I get a little pissy when my Cowboys loose so I just took my frustrations out on you!!! 

Enjoy them Frank!!


----------



## tekeeladude-cl (Mar 13, 2007)

Wow! Brian really is a sore loser.


----------



## Ceedee (Jun 2, 2006)

Damn! Brian, you take the concept of "sore loser" to a new level! That is one helluva bomb for a bet on a football game! Enjoy Frank! 

CD


----------



## tx_tuff (Jun 16, 2007)

I have been wanting to try the RASS bad, but since it is so young I'll let it rest.

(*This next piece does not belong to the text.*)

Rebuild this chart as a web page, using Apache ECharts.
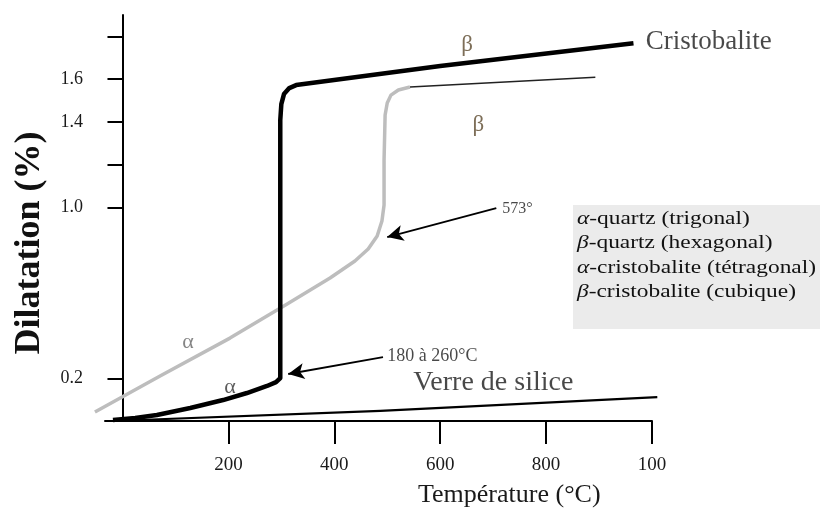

I can't say the same about the rest of them!
And I guess you remember me saying the Mx2 was a standby stick for me. Think I may try that one first, maybe tonight!


----------



## Marlboro Cigars-cl (Feb 19, 2007)

Those are some awesome smokes;
first time I've seen the Brazilia figurado too.


----------



## Lok17 (Jul 31, 2007)

HOLY HELL BATMAN! Bigfoot, wanna bet on something? Anything!?!?! tx, fire up one of those Brazillias whenever ya like, but save atleast one for a year...trust me


----------



## Jughead (Apr 22, 2007)

Nice!!!


----------



## Labman (May 27, 2007)

Damn! That's the way to knock a guy around!!


----------